For me, a menacing Muhammad Ali standing over a downed Sonny Liston is both recognizable and stirring. But I don’t know if a healthcare manager would have much use for it in a risk management session. Besides, it’s been done. But there are all kinds of other ways to bring visual utility and appeal to your lesson, whether it’s graphics, animation or live action, and YouTube is home to all kinds of great examples. Browsing through cooking, science, life hacker, fashion, and other educational videos can provide a lot more inspiration and know-how than any text-heavy how-to blog, which oddly seem to be the only format available for guidelines on visual design in eLearning!
5. Be Funny Or, At Least, Be Fun
This last suggestion assumes, of course, that you can actually be funny. Subjecting learners to unfunny people trying to be funny isn’t the worst thing you can do, but it’s certainly not the best. But not being funny doesn’t mean not being fun—and that means getting your learners involved. Since its inception, YouTube has added a plethora of interactive features that have been used to great effect. In the beginning, we had Burger King’s Subservient Chicken and Tipp-Ex’s Shoot the Bear. Now with YouTube 360 comes a creepy virtual reality video for Paranormal Activity.
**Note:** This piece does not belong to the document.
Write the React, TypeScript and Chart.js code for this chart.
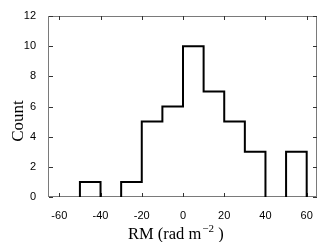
import React, { useEffect, useRef } from "react";
import { Chart, registerables } from "chart.js";

Chart.register(...registerables);

const binStarts = [-50, -40, -30, -20, -10, 0, 10, 20, 30, 40, 50];
const counts = [1, 0, 1, 5, 6, 10, 7, 5, 3, 0, 3];
const binWidth = 10;
const xTicks = [-60, -40, -20, 0, 20, 40, 60];
const yTicks = [0, 2, 4, 6, 8, 10, 12];
const xTitleMain = "RM (rad m";
const xTitleSup = "\u22122";
const xTitleEnd = " )";
const yTitle = "Count";

function stairs() {
  const pts: { x: number; y: number }[] = [{ x: binStarts[0], y: 0 }];
  binStarts.forEach((s, i) => {
    pts.push({ x: s, y: counts[i] });
    pts.push({ x: s + binWidth, y: counts[i] });
  });
  pts.push({ x: binStarts[binStarts.length - 1] + binWidth, y: 0 });
  return pts;
}

const framePlugin = {
  id: "frame",
  beforeDatasetsDraw(chart: any) {
    const { ctx, chartArea, scales } = chart;
    const { left, right, top, bottom } = chartArea;
    ctx.save();
    ctx.strokeStyle = "#7a7a7a";
    ctx.lineWidth = 1;
    ctx.strokeRect(left - 0.5, top + 0.5, right - left, bottom - top - 1);
    ctx.strokeStyle = "#333";
    ctx.beginPath();
    xTicks.forEach((v) => {
      const px = Math.round(scales.x.getPixelForValue(v)) + 0.5;
      ctx.moveTo(px, bottom);
      ctx.lineTo(px, bottom - 4);
      ctx.moveTo(px, top);
      ctx.lineTo(px, top + 4);
    });
    yTicks.forEach((v) => {
      const py = Math.round(scales.y.getPixelForValue(v)) + 0.5;
      ctx.moveTo(left, py);
      ctx.lineTo(left + 4, py);
      ctx.moveTo(right, py);
      ctx.lineTo(right - 4, py);
    });
    ctx.stroke();
    ctx.restore();
  },
  afterDraw(chart: any) {
    const { ctx } = chart;
    ctx.save();
    ctx.fillStyle = "#000";
    ctx.textBaseline = "alphabetic";
    ctx.textAlign = "left";
    const big = '16.5px "Liberation Serif"';
    const small = '11px "Liberation Serif"';
    ctx.font = big;
    const w1 = ctx.measureText(xTitleMain).width;
    ctx.font = small;
    const w2 = ctx.measureText(xTitleSup).width;
    const x0 = 128;
    const base = 239;
    ctx.font = big;
    ctx.fillText(xTitleMain, x0, base);
    ctx.font = small;
    ctx.fillText(xTitleSup, x0 + w1 + 1, base - 7);
    ctx.font = big;
    ctx.fillText(xTitleEnd, x0 + w1 + 1 + w2, base);
    ctx.translate(22.5, 121);
    ctx.rotate(-Math.PI / 2);
    ctx.textAlign = "center";
    ctx.font = '17px "Liberation Serif"';
    ctx.fillText(yTitle, 0, 0);
    ctx.restore();
  },
};

export default function App() {
  const ref = useRef<HTMLCanvasElement>(null);
  useEffect(() => {
    const chart = new Chart(ref.current!, {
      type: "line",
      data: {
        datasets: [
          {
            data: stairs(),
            borderColor: "#000",
            borderWidth: 2,
            pointRadius: 0,
            fill: false,
            tension: 0,
            segment: {
              borderColor: (c: any) =>
                c.p0.parsed.y === 0 && c.p1.parsed.y === 0 ? "rgba(0,0,0,0)" : "#000",
            },
          },
        ],
      },
      options: {
        animation: false,
        responsive: false,
        maintainAspectRatio: false,
        layout: { padding: { top: 16, right: 17, left: 0, bottom: 0 } },
        plugins: { legend: { display: false }, tooltip: { enabled: false } },
        scales: {
          x: {
            type: "linear",
            min: -65,
            max: 65,
            afterBuildTicks: (s: any) => {
              s.ticks = xTicks.map((v) => ({ value: v }));
            },
            afterFit: (s: any) => {
              s.height = 45;
            },
            grid: { display: false },
            border: { display: false },
            ticks: {
              color: "#000",
              font: { family: "Liberation Sans", size: 11 },
              padding: 4,
              maxRotation: 0,
              autoSkip: false,
            },
          },
          y: {
            type: "linear",
            min: 0,
            max: 12,
            afterBuildTicks: (s: any) => {
              s.ticks = yTicks.map((v) => ({ value: v }));
            },
            afterFit: (s: any) => {
              s.width = 49;
            },
            grid: { display: false },
            border: { display: false },
            ticks: {
              color: "#000",
              font: { family: "Liberation Sans", size: 11 },
              padding: 5,
              autoSkip: false,
            },
          },
        },
      },
      plugins: [framePlugin],
    } as any);
    return () => chart.destroy();
  }, []);
  return (
    <div style={{ position: "absolute", left: 0, top: 0, width: 334, height: 242, background: "#fff" }}>
      <canvas ref={ref} width={334} height={242} style={{ width: 334, height: 242 }} />
    </div>
  );
}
While virtual reality for eLearning is just around the bend, there are lots of ways to be more fun and interactive in your sessions. I’ve seen presenters with soft personalities bring some much needed liveliness to their sessions by drawing from the stronger personalities of their learners. With virtual classrooms, you can use gamification, role playing and more to create both rivalry and collaboration among learners. “Choose Your Own Adventure” story flow is a great way to involve learners while showing them the pitfalls and payoffs of bad and good decision-making.
Spend some time on YouTube where millions of people are brought together by their love for educating, entertaining, or both. Whether the videos you watch are good or bad, you will learn something from them.